If you are preparing an estate sale where privacy, presentation, and timing all matter, working with an adviser who understands how to coordinate those moving parts can make the process smoother from start to finish. To discuss a discreet strategy tailored to your property, connect with Stephanie Elkins.
FAQs
What does a quiet sale mean for an Atherton estate?
- A quiet sale is a controlled-exposure strategy that limits broad public marketing at the start while still following listing, disclosure, and brokerage rules.
Can you sell an Atherton home privately and avoid the MLS?
- Sometimes, yes, if the seller’s written instructions and the brokerage’s process support a delayed-marketing or office-exclusive path, but public marketing can trigger MLS submission requirements within one business day.

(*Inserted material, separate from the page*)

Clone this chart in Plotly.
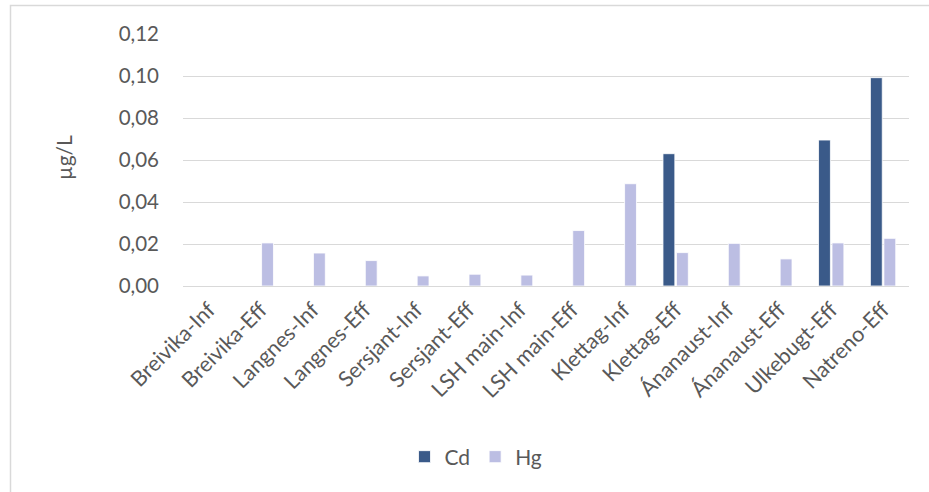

Do California disclosure rules still apply in a private home sale?
- Yes. A private sale does not reduce disclosure obligations, and required forms such as the Real Estate Transfer Disclosure Statement still need to be delivered under California timing rules.
Why does permit history matter when selling an Atherton property quietly?
- Atherton’s issued permits can be searched through the Town’s public system, so organizing permit records and related project information early can help reduce delays and buyer concerns.
How can tree rules affect an Atherton sale timeline?
- Some tree removal work may require a Heritage Tree Removal Permit, and tree-related reviews can affect the timing of broader site or construction work tied to sale preparation.
What rooms should you stage for a discreet luxury sale?
- A selective plan often focuses on the living room, primary bedroom, dining room, and kitchen, since those rooms commonly shape a buyer’s first impression.
What usually slows down a discreet Atherton home sale?
- The most common issues are unfinished repairs, incomplete permit history, unvetted tree or landscape work, and starting staging or photography before the property is fully ready.